_Exercise objective:_
Your task is to repeat the lines from the line with "Reproduce this chart with Apache ECharts." to the line with "110, 115, 120];", both ends included, and nothing else. Pictures stay out of the copy.

_Excerpted data:_

------------------------------------------------------------------------

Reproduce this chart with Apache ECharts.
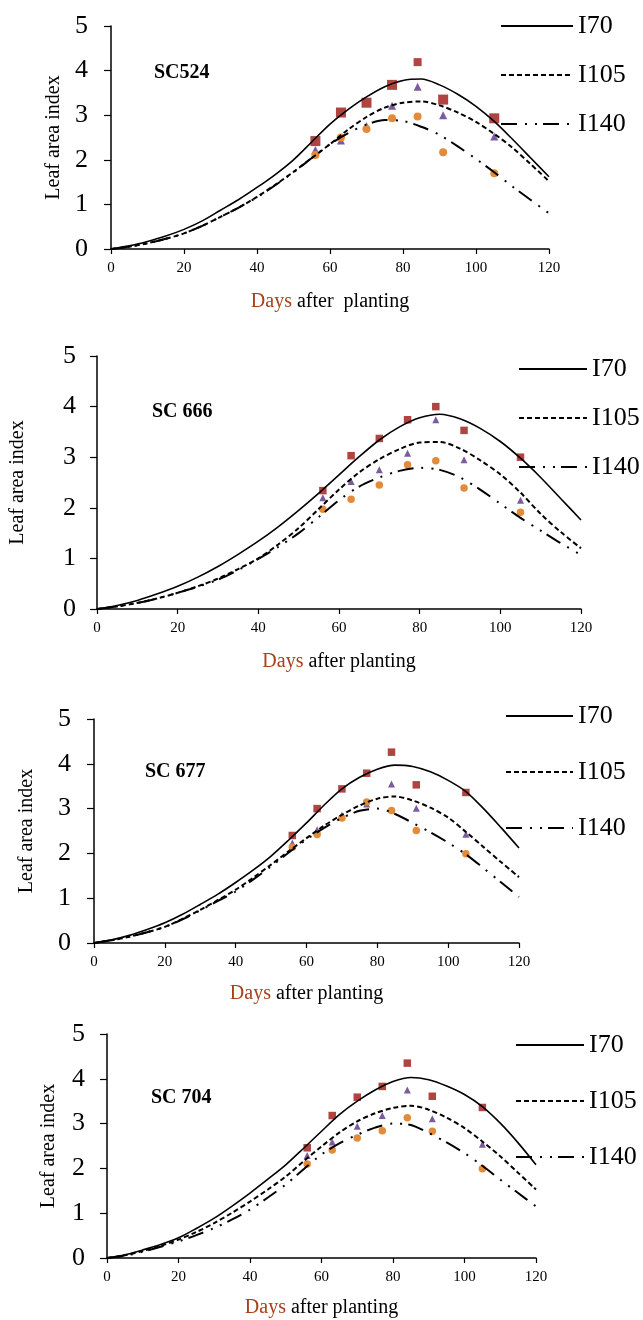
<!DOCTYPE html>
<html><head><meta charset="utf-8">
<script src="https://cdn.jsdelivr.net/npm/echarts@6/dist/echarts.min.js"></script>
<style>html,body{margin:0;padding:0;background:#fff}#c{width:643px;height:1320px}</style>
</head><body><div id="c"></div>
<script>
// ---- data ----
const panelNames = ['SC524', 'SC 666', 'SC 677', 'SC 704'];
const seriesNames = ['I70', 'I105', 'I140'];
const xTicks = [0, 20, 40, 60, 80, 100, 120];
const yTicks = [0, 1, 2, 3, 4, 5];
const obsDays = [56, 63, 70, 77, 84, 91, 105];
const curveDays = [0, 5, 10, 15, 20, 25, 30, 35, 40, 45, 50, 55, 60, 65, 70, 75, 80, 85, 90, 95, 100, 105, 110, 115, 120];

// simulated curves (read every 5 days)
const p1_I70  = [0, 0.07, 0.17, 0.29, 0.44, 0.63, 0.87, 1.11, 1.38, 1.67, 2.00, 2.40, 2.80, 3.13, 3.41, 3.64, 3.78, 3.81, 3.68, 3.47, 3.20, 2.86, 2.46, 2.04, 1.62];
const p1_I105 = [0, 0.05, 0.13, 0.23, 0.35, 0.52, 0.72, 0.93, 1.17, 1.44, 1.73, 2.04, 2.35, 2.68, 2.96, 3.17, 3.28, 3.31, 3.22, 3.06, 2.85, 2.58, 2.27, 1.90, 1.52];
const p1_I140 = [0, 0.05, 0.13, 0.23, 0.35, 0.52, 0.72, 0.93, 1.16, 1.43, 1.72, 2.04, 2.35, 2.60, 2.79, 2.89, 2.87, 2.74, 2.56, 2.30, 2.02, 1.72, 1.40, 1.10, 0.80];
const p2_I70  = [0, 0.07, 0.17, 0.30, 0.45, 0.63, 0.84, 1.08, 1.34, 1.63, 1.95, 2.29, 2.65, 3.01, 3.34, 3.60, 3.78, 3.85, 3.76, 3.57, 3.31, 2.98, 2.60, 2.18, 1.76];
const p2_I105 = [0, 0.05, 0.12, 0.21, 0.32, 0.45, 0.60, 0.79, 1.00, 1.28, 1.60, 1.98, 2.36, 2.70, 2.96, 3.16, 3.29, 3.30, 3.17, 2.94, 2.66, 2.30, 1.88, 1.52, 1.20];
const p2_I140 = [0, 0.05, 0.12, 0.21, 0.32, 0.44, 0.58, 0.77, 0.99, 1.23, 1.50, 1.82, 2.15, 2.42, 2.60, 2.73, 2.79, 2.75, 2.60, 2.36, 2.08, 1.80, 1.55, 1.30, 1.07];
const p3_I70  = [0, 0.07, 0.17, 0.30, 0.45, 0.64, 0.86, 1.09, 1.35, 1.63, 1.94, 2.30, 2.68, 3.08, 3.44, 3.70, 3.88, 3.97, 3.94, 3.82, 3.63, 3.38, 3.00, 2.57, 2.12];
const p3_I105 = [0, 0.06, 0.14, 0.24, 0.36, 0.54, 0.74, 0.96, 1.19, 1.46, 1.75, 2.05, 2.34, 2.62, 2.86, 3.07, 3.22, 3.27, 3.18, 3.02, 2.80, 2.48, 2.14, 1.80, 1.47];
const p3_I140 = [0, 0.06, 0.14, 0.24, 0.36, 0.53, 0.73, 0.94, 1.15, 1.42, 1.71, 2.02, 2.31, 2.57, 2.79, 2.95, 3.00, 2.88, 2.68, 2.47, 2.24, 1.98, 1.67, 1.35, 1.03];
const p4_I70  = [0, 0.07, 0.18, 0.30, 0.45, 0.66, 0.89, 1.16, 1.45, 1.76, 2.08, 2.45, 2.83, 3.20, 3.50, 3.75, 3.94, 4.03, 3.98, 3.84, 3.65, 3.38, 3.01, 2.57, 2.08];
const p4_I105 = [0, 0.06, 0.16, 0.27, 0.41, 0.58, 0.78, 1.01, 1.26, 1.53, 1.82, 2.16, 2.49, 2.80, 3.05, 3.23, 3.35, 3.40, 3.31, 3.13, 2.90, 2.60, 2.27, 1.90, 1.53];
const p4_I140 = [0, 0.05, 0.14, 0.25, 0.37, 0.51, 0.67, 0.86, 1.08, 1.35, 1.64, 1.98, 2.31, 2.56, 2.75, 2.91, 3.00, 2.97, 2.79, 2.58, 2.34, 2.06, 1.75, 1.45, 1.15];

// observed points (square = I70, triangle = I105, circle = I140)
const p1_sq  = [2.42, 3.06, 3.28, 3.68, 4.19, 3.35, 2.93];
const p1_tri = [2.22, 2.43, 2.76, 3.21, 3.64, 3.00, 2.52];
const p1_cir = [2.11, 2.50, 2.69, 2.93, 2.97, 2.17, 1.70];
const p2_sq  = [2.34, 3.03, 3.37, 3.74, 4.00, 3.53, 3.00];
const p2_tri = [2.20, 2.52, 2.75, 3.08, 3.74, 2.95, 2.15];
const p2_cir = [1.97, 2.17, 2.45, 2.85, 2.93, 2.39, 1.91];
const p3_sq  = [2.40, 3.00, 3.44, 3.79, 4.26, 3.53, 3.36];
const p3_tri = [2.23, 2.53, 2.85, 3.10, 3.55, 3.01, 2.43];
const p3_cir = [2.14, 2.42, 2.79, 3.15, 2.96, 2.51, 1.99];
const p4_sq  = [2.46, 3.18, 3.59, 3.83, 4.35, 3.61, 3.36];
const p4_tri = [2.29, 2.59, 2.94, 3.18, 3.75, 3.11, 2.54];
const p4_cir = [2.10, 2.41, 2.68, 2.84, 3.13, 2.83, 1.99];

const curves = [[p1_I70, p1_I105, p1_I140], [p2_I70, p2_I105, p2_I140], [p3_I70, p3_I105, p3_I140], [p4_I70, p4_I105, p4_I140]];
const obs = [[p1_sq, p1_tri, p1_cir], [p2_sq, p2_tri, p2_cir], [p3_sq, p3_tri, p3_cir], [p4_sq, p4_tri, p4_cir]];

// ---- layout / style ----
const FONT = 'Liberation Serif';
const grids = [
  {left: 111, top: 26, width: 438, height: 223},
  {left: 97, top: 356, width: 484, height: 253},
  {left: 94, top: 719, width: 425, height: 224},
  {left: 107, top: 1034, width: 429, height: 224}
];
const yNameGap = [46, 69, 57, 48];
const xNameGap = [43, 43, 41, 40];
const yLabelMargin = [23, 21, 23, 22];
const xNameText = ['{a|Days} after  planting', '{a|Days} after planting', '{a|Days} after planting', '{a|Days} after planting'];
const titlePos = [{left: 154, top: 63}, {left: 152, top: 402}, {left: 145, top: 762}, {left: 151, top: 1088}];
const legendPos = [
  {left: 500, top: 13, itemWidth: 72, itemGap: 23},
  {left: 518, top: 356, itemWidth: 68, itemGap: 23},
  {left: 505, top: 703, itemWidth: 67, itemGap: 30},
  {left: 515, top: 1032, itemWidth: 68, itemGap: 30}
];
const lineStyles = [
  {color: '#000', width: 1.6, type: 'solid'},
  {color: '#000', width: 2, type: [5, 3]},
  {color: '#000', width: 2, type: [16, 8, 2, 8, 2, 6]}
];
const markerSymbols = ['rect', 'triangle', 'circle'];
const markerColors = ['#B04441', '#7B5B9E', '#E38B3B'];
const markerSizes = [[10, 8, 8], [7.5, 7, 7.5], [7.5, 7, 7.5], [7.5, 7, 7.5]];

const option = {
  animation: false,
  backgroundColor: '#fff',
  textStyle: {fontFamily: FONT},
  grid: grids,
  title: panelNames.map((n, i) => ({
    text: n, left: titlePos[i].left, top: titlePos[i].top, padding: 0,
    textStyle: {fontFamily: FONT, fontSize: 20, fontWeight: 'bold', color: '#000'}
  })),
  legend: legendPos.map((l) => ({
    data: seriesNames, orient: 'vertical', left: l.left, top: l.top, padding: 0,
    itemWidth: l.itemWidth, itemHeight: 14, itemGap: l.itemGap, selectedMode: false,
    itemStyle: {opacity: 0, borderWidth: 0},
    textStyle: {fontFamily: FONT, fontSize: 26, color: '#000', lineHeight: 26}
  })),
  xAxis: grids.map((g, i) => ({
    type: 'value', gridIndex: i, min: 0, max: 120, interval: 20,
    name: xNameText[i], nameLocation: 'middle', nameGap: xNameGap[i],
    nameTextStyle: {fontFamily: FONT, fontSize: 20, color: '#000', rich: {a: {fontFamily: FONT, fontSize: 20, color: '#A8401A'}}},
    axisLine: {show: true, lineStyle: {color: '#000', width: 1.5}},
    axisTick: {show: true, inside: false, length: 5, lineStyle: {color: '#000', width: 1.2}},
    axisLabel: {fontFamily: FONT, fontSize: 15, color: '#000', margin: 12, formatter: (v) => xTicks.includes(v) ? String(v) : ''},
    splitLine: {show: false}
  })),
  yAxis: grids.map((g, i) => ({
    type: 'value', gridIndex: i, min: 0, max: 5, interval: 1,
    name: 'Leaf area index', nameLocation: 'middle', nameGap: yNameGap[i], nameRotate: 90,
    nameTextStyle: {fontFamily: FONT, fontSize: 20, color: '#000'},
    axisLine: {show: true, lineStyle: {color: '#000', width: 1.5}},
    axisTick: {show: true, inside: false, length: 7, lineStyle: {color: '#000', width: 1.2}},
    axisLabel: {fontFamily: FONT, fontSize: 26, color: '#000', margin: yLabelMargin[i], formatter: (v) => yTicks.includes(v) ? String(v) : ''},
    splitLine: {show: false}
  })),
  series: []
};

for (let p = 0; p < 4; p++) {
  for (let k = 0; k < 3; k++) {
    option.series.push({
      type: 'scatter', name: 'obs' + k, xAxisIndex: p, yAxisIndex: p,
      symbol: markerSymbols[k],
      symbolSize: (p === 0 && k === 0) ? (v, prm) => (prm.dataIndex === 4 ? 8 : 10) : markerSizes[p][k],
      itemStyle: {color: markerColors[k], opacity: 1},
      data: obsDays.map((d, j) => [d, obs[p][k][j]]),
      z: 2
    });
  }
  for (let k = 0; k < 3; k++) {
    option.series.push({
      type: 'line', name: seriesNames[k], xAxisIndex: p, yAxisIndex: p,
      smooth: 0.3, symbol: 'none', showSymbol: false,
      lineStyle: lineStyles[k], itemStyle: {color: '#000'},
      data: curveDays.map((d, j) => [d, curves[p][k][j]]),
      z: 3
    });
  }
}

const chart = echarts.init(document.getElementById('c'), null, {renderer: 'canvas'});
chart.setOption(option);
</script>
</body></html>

------------------------------------------------------------------------

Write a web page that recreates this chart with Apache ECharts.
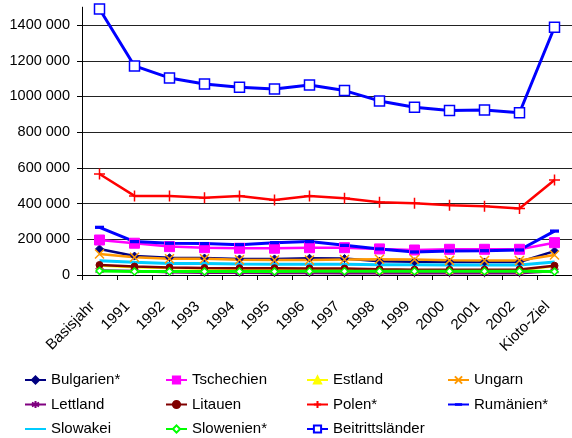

------------------------------------------------------------------------

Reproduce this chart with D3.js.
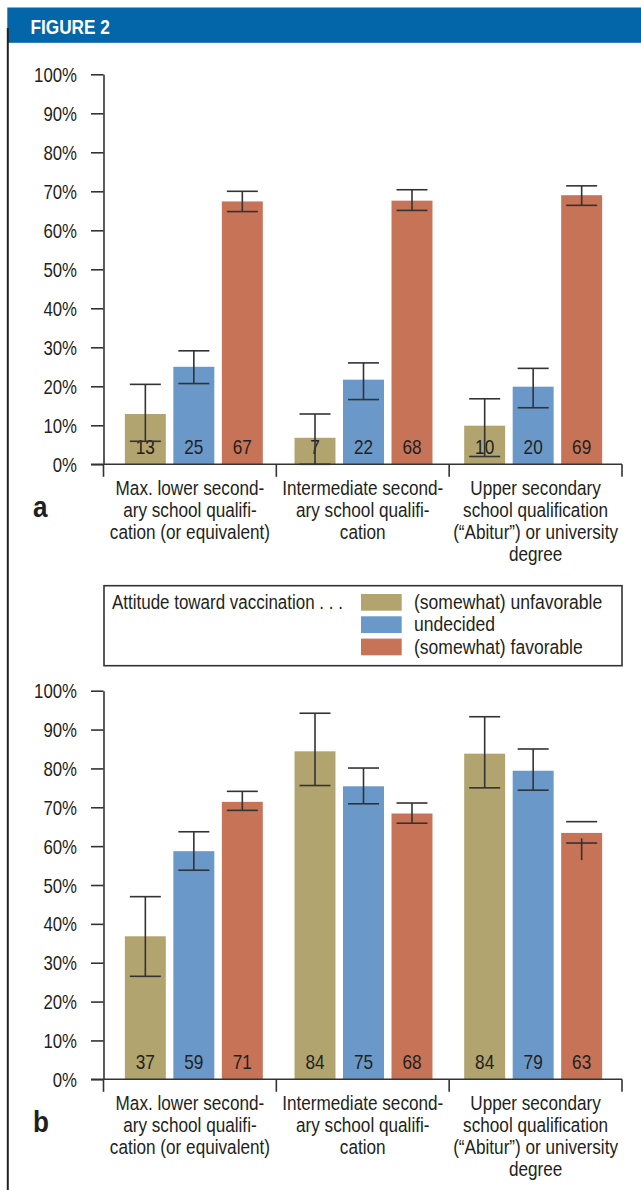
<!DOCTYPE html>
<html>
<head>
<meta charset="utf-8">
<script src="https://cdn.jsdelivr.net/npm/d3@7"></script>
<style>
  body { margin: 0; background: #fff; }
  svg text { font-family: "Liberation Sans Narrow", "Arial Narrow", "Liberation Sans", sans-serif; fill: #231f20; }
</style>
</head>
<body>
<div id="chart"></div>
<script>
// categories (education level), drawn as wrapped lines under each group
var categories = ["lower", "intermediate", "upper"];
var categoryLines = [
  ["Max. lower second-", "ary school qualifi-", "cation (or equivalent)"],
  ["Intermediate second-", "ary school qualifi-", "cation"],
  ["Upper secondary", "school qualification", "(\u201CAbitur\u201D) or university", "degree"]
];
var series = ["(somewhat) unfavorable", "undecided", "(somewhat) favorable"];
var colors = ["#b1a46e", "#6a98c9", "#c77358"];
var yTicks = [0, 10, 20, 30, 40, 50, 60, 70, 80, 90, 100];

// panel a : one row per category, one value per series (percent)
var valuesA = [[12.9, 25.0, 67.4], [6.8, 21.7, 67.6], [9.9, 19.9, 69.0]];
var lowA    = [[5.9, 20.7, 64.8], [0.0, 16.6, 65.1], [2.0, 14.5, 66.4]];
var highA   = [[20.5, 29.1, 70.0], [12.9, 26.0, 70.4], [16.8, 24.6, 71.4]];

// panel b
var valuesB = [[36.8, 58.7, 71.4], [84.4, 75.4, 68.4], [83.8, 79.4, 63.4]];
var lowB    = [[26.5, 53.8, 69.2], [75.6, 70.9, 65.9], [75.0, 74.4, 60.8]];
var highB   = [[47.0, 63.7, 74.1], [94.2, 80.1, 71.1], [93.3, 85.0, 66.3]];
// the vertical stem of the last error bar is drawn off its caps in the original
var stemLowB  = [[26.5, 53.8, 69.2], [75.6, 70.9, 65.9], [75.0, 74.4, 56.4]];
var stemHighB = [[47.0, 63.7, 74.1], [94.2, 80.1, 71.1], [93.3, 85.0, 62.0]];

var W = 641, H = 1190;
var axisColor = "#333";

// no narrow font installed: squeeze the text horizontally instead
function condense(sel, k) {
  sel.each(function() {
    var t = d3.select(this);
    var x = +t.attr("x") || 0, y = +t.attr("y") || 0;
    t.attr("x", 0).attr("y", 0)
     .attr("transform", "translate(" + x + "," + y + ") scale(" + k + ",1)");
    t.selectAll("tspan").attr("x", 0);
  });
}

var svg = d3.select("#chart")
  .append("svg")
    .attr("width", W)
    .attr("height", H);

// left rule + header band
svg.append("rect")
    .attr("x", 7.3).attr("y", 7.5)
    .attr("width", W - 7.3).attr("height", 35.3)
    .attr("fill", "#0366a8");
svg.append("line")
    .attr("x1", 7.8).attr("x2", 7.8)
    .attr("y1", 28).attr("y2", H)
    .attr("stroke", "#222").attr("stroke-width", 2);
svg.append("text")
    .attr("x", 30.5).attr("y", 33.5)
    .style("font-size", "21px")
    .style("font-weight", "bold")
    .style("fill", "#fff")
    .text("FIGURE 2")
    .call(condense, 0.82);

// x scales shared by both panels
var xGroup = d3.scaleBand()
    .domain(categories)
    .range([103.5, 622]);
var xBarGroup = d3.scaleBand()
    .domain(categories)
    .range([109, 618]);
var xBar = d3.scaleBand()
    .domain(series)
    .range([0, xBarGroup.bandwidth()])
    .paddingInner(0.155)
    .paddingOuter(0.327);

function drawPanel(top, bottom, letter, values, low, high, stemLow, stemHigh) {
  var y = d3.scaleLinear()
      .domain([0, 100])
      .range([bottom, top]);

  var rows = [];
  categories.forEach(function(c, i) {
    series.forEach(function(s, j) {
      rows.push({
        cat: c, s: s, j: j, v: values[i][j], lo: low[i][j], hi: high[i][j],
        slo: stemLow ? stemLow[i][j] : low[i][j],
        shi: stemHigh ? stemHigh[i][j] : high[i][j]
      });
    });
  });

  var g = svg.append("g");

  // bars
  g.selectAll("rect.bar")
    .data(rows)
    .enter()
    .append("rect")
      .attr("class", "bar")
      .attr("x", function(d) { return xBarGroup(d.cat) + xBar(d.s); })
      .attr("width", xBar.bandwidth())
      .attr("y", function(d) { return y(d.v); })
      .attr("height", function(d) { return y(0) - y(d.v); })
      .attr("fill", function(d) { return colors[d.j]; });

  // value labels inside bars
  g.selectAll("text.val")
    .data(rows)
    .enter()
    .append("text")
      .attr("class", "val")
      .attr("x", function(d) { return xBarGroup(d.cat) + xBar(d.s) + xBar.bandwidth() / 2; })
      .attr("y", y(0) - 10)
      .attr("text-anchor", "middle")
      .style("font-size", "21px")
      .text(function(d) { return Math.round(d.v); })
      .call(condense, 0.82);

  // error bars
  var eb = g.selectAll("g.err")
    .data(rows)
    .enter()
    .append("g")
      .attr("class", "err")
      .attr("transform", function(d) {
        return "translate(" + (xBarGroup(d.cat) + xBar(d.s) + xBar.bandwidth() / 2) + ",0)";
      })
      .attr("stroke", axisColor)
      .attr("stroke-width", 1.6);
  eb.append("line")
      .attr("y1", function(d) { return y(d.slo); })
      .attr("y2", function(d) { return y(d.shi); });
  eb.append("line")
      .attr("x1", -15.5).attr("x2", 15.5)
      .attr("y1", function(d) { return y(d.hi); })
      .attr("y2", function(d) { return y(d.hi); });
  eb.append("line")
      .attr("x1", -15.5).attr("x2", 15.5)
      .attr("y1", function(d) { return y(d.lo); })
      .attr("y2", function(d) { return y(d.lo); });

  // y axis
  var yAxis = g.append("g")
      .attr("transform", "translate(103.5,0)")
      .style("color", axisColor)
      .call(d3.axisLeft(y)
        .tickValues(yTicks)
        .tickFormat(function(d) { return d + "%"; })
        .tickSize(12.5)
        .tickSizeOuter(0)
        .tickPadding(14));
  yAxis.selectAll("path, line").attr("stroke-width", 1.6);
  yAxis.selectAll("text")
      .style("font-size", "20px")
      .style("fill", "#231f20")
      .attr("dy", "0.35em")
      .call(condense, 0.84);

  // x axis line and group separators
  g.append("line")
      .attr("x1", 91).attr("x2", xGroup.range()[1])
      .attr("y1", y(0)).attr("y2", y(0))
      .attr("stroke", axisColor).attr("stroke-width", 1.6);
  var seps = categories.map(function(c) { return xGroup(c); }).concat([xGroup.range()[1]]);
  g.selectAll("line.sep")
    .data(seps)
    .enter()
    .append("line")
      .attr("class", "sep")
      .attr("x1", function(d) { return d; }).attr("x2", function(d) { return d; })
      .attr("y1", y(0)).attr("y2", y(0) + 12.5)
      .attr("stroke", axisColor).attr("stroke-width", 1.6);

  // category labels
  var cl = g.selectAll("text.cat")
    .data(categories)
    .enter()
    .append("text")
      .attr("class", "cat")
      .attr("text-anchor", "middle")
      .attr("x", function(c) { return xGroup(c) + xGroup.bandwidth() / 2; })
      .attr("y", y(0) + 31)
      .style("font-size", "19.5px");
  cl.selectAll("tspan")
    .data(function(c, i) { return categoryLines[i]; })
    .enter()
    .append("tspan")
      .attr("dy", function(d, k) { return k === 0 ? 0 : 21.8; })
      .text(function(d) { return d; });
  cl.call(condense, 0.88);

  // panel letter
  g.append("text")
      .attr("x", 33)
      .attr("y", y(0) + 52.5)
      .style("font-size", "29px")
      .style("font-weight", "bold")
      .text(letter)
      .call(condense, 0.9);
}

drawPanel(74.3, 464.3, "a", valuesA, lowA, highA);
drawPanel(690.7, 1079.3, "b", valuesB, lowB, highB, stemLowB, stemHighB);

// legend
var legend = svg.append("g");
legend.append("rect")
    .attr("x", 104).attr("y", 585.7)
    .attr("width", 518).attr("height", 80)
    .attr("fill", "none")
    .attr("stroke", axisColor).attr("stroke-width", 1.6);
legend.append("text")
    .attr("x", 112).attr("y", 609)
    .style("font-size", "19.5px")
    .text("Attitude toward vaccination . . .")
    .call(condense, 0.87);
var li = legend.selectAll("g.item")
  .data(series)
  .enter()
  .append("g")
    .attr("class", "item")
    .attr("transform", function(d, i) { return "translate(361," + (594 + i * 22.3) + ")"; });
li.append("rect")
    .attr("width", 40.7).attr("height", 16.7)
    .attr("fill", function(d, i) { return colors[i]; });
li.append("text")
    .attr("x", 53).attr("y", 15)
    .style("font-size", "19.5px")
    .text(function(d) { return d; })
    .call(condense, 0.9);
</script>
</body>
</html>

------------------------------------------------------------------------

_Worked solution:_
Reproduce this chart with Apache ECharts.
<!DOCTYPE html>
<html><head><meta charset="utf-8">
<script src="https://cdn.jsdelivr.net/npm/echarts@6/dist/echarts.min.js"></script>
<style>html,body{margin:0;padding:0;background:#fff}#c{width:643px;height:1320px}</style>
</head><body><div id="c"></div>
<script>
// ---- data ----
const panelNames = ['SC524', 'SC 666', 'SC 677', 'SC 704'];
const seriesNames = ['I70', 'I105', 'I140'];
const xTicks = [0, 20, 40, 60, 80, 100, 120];
const yTicks = [0, 1, 2, 3, 4, 5];
const obsDays = [56, 63, 70, 77, 84, 91, 105];
const curveDays = [0, 5, 10, 15, 20, 25, 30, 35, 40, 45, 50, 55, 60, 65, 70, 75, 80, 85, 90, 95, 100, 105, 110, 115, 120];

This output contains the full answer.